Molarity is a fundamental concept in chemistry that refers to the concentration of a solute in a solution. It is expressed as moles of solute per litre of solution. Mathematically, it is given by the formula:

• \[ M = \frac{n}{V} \]

where \(M\) is the molarity, \(n\) is the number of moles of solute, and \(V\) is the volume of solution in litres. It's crucial for calculations involving reactions in solutions, as it helps determine the exact amount of substances needed.
To convert between mL and L, divide the volume in mL by 1000, because there are 1000 ml in a litre. This is particularly important when using the molarity formula, as the volume must be in litres to match the unit of molarity. Understanding molarity is essential for performing accurate chemical calculations and preparing solutions properly.

Neutralization is a chemical reaction where an acid and a base react to form a salt and water. This reaction is important in many everyday chemical processes, including antacid tablets reacting in the stomach to neutralize excess acid.
In a neutralization reaction, the acid donates H⁺ ions while the base donates OH^- ions. These ions combine to form water, a process generally described by the equation:

• \[ \text{H}^{+} + \text{OH}^{-} \rightarrow \text{H}_2\text{O} \]

Each neutralization reaction involves the stoichiometric ratio of the reactants, often shown in a balanced chemical equation. For example, hydrochloric acid (HCl) reacting with sodium hydroxide (NaOH) can be described as:

• \[ \text{HCl} + \text{NaOH} \rightarrow \text{NaCl} + \text{H}_2\text{O} \]

This tells us that one mole of HCl reacts with one mole of NaOH. Understanding these stoichiometric relationships is crucial in predicting the amounts of reactants needed to achieve neutralization.

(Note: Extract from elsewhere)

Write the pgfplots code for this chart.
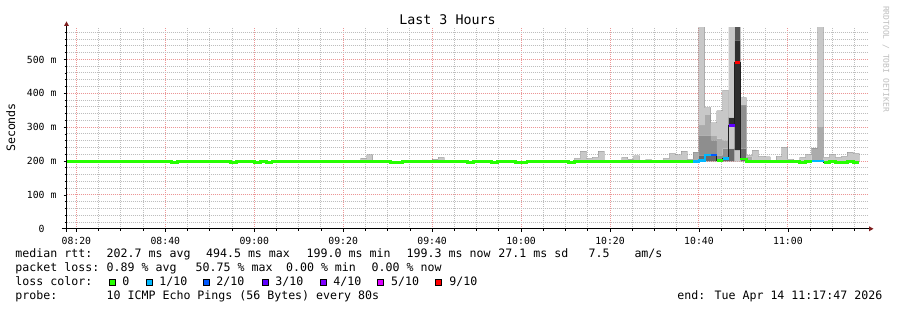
\documentclass[border=0pt]{standalone}
\usepackage{fontspec}
\setmainfont{DejaVu Sans Mono}
\usepackage{pgfplots}
\pgfplotsset{compat=1.18}
\usepackage{pgfplotstable}
\definecolor{lcA}{HTML}{26FF00}
\definecolor{lcB}{HTML}{00B8FF}
\definecolor{lcC}{HTML}{0059FF}
\definecolor{lcD}{HTML}{5E00FF}
\definecolor{lcE}{HTML}{7E00FF}
\definecolor{lcF}{HTML}{DD00FF}
\definecolor{lcG}{HTML}{FF0000}
\definecolor{smD}{HTML}{6A6A6A}
\definecolor{smG}{HTML}{8E8E8E}
\definecolor{smM}{HTML}{ABABAB}
\definecolor{smL}{HTML}{C8C8C8}
\definecolor{smB}{HTML}{2E2E2E}
\definecolor{smK}{HTML}{565656}
\definecolor{arrowred}{HTML}{7F1F1F}
\definecolor{mgrid}{RGB}{236,150,150}
\definecolor{ngrid}{RGB}{190,190,190}
\newcommand\lf{\fontsize{11.6}{13}\selectfont}

\pgfplotstableread{
t base d g m la b k lb
17.333 199 0 0 0 0 0 0 0
84 199 0 0 0 10 0 0 0
85.333 199 0 0 0 19 0 0 0
86.667 199 0 0 0 0 0 0 0
100 199 0 0 0 7 0 0 0
101.333 199 0 0 0 12 0 0 0
102.667 199 0 0 0 0 0 0 0
132 199 0 0 0 9 0 0 0
133.333 199 0 0 0 30 0 0 0
134.667 199 0 0 0 9 0 0 0
136 199 0 0 0 12 0 0 0
137.333 199 0 0 0 30 0 0 0
138.667 199 0 0 0 0 0 0 0
142.667 199 0 0 0 12 0 0 0
144 199 0 0 0 7 0 0 0
145.333 199 0 0 0 16 0 0 0
146.667 199 0 0 0 0 0 0 0
148 199 0 0 0 5 0 0 0
149.333 199 0 0 0 0 0 0 0
152 199 0 0 0 9 0 0 0
153.333 199 0 0 0 24 0 0 0
154.667 199 0 0 0 19 0 0 0
156 199 0 0 0 30 0 0 0
157.333 199 0 0 0 7 0 0 0
158.667 199 0 0 27 0 0 0 0
160 199 18 59 30 294 0 0 0
161.333 199 16 61 62 20 0 0 0
162.667 199 16 46 15 37 0 0 0
164 199 6 12 49 82 0 0 0
165.333 199 6 32 24 148 0 0 0
166.667 199 38 0 0 67 24 0 272
168 199 0 0 0 33 324 44 0
169.333 199 38 128 0 22 0 0 0
170.667 199 0 0 13 5 0 0 0
172 199 0 0 0 33 0 0 0
173.333 199 0 0 0 15 0 0 0
174.667 199 0 0 0 13 0 0 0
176 199 0 0 0 0 0 0 0
177.333 199 0 0 0 15 0 0 0
178.667 199 0 0 0 42 0 0 0
180 199 0 0 0 6 0 0 0
181.333 199 0 0 0 0 0 0 0
182.667 199 0 0 0 12 0 0 0
184 199 0 0 0 21 0 0 0
185.333 199 0 0 39 0 0 0 0
186.667 199 0 0 102 299 0 0 0
188 199 0 0 0 12 0 0 0
189.333 199 0 0 0 21 0 0 0
190.667 199 0 0 0 12 0 0 0
192 199 0 0 0 15 0 0 0
193.333 199 0 0 0 27 0 0 0
194.667 199 0 0 0 24 0 0 0
196 199 0 0 0 0 0 0 0
}\smoke

\pgfplotstableread{
t v
17.333 199
41.333 196
42.667 199
54.667 196
56 199
60 196
61.333 199
62.667 196
64 199
90.667 196
93.333 199
108 196
109.333 199
113.333 196
114.667 199
118.667 196
121.333 199
130.667 196
132 199
158.667 198
160 201
161.333 218
164 202
165.333 207
166.667 306
168 492
169.333 206
170.667 199
182.667 196
184 199
185.333 200
188 196
189.333 199
190.667 196
193.333 199
194.667 196
196 196
}\med

\begin{document}
\begin{tikzpicture}[x=1pt,y=1pt]
\path[use as bounding box, fill=white] (0,0) rectangle (897,310);
\begin{axis}[
  at={(66.5pt,81.2pt)}, anchor=south west,
  scale only axis, width=800.5pt, height=201.2pt,
  xmin=17.783, xmax=197.783, ymin=0, ymax=594,
  axis line style={draw=none},
  tick pos=left, tick align=outside,
  major tick length=3pt, minor tick length=2pt,
  tick style={black, line width=0.8pt},
  xtick={20,40,60,80,100,120,140,160,180},
  xticklabels={08:20,08:40,09:00,09:20,09:40,10:00,10:20,10:40,11:00},
  minor xtick={25,30,35,45,50,55,65,70,75,85,90,95,105,110,115,125,130,135,145,150,155,165,170,175,185,190,195},
  ytick={0,100,200,300,400,500},
  yticklabels={0,100 m,200 m,300 m,400 m,500 m},
  minor ytick={20,40,60,80,120,140,160,180,220,240,260,280,320,340,360,380,420,440,460,480,520,540,560,580},
  grid=both,
  major grid style={mgrid, line width=1pt, dash pattern=on 1pt off 1pt},
  minor grid style={ngrid, line width=1pt, dash pattern=on 1pt off 1pt},
  xticklabel style={font=\fontsize{9.8}{10}\selectfont, anchor=center, inner sep=0pt, yshift=-8.8pt},
  yticklabel style={font=\fontsize{9.8}{10}\selectfont, anchor=center, inner sep=0pt, xshift=-21.8pt},
  clip=true,
]
\addplot[stack plots=y, draw=none, fill=none, const plot mark left] table[x=t,y=base]{\smoke} \closedcycle;
\addplot[stack plots=y, draw=none, fill=smD, const plot mark left] table[x=t,y=d]{\smoke} \closedcycle;
\addplot[stack plots=y, draw=none, fill=smG, const plot mark left] table[x=t,y=g]{\smoke} \closedcycle;
\addplot[stack plots=y, draw=none, fill=smM, const plot mark left] table[x=t,y=m]{\smoke} \closedcycle;
\addplot[stack plots=y, draw=none, fill=smL, const plot mark left] table[x=t,y=la]{\smoke} \closedcycle;
\addplot[stack plots=y, draw=none, fill=smB, const plot mark left] table[x=t,y=b]{\smoke} \closedcycle;
\addplot[stack plots=y, draw=none, fill=smK, const plot mark left] table[x=t,y=k]{\smoke} \closedcycle;
\addplot[stack plots=y, draw=none, fill=smL, const plot mark left] table[x=t,y=lb]{\smoke} \closedcycle;
% thin median line
\addplot[const plot mark left, black!88, line width=1pt] table[x=t,y=v]{\med};
% loss coloured median
\addplot[const plot mark left, lcA, line width=2.8pt] coordinates {(17.333,199)(41.333,196)(42.667,199)(54.667,196)(56,199)(60,196)(61.333,199)(62.667,196)(64,199)(90.667,196)(93.333,199)(108,196)(109.333,199)(113.333,196)(114.667,199)(118.667,196)(121.333,199)(130.667,196)(132,199)(158.667,199)};
\addplot[const plot mark left, lcB, line width=2.8pt] coordinates {(158.667,198)(160,201)(161.333,218)(162.667,218)};
\addplot[const plot mark left, lcC, line width=2.8pt] coordinates {(162.667,218)(164,218)};
\addplot[const plot mark left, lcA, line width=2.8pt] coordinates {(164,202)(165.333,202)};
\addplot[const plot mark left, lcB, line width=2.8pt] coordinates {(165.333,207)(166.667,207)};
\addplot[const plot mark left, lcD, line width=2.8pt] coordinates {(166.667,306)(168,306)};
\addplot[const plot mark left, lcG, line width=2.8pt] coordinates {(168,492)(169.333,492)};
\addplot[const plot mark left, lcA, line width=2.8pt] coordinates {(169.333,206)(170.667,199)(182.667,196)(184,199)(185.333,199)};
\addplot[const plot mark left, lcB, line width=2.8pt] coordinates {(185.333,200)(188,200)};
\addplot[const plot mark left, lcA, line width=2.8pt] coordinates {(188,196)(189.333,199)(190.667,196)(193.333,199)(194.667,196)(196,196)};
\end{axis}
% axis lines and arrows
\draw[black, line width=1pt] (61.7,81.2) -- (869.5,81.2);
\fill[arrowred] (873.5,81.2) -- (869,83.7) -- (869,78.7) -- cycle;
\draw[black, line width=1pt] (66.5,78.2) -- (66.5,284.5);
\fill[arrowred] (66.5,288.5) -- (64,284) -- (69,284) -- cycle;
% title, label, watermark
\node[font=\fontsize{13.3}{14}\selectfont, inner sep=0pt] at (447.5,290.8) {Last 3 Hours};
\node[font=\lf, inner sep=0pt, rotate=90] at (10.8,182.5) {Seconds};
\node[font=\fontsize{8}{9}\selectfont, inner sep=0pt, rotate=-90, text=black!25] at (886,251) {RRDTOOL / TOBI OETIKER};
% legend
\begin{scope}[every node/.style={font=\lf, inner sep=0pt, anchor=base west}]
\node at (15.3,52) {median rtt:};
\node at (106.5,52) {202.7 ms avg};
\node at (205.9,52) {494.5 ms max};
\node at (306.5,52) {199.0 ms min};
\node at (406.5,52) {199.3 ms now};
\node at (498.2,52) {27.1 ms sd};
\node at (588.5,52) {7.5};
\node at (634.3,52) {am/s};
\node at (15.3,38.3) {packet loss:};
\node at (106.5,38.3) {0.89 \% avg};
\node at (195.5,38.3) {50.75 \% max};
\node at (285.9,38.3) {0.00 \% min};
\node at (371.5,38.3) {0.00 \% now};
\node at (15.3,24.7) {loss color:};
\node at (122.2,24.7) {0};
\node at (159.2,24.7) {1/10};
\node at (216.2,24.7) {2/10};
\node at (275.2,24.7) {3/10};
\node at (333.2,24.7) {4/10};
\node at (390.9,24.7) {5/10};
\node at (449.2,24.7) {9/10};
\node at (15.3,10.7) {probe:};
\node at (106.5,10.7) {10 ICMP Echo Pings (56 Bytes) every 80s};
\node at (677.2,10.7) {end: Tue Apr 14 11:17:47 2026};
\end{scope}
\begin{scope}[line width=0.8pt]
\filldraw[fill=lcA, draw=black] (108.9,24.7) rectangle (115.1,30.9);
\filldraw[fill=lcB, draw=black] (145.9,24.7) rectangle (152.1,30.9);
\filldraw[fill=lcC, draw=black] (202.9,24.7) rectangle (209.1,30.9);
\filldraw[fill=lcD, draw=black] (261.9,24.7) rectangle (268.1,30.9);
\filldraw[fill=lcE, draw=black] (320.2,24.7) rectangle (326.4,30.9);
\filldraw[fill=lcF, draw=black] (376.9,24.7) rectangle (383.1,30.9);
\filldraw[fill=lcG, draw=black] (435.2,24.7) rectangle (441.4,30.9);
\end{scope}
\end{tikzpicture}
\end{document}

Chemical reactions involve the transformation of reactants into products, and they are governed by specific stoichiometric ratios defined by balanced chemical equations. Understanding the concepts of reactants and products, along with how substances interact, is fundamental in chemistry.
When working with chemical reactions, it is important to observe the conservation of mass, indicating that the total mass of reactants equals the total mass of products. Equations must be balanced to reflect this.
There are various types of chemical reactions, but in the context of neutralization, acid-base reactions are key. These reactions often produce a salt and water, as exemplified by the reaction of HCl with NaOH. Balancing these equations requires knowing the exact quantities of substances that react, which can be determined using stoichiometry, allowing for precise calculations in chemistry labs and industrial processes alike. By mastering chemical reactions, you can predict outcomes in chemical experiments and understand the core principles of matter interaction.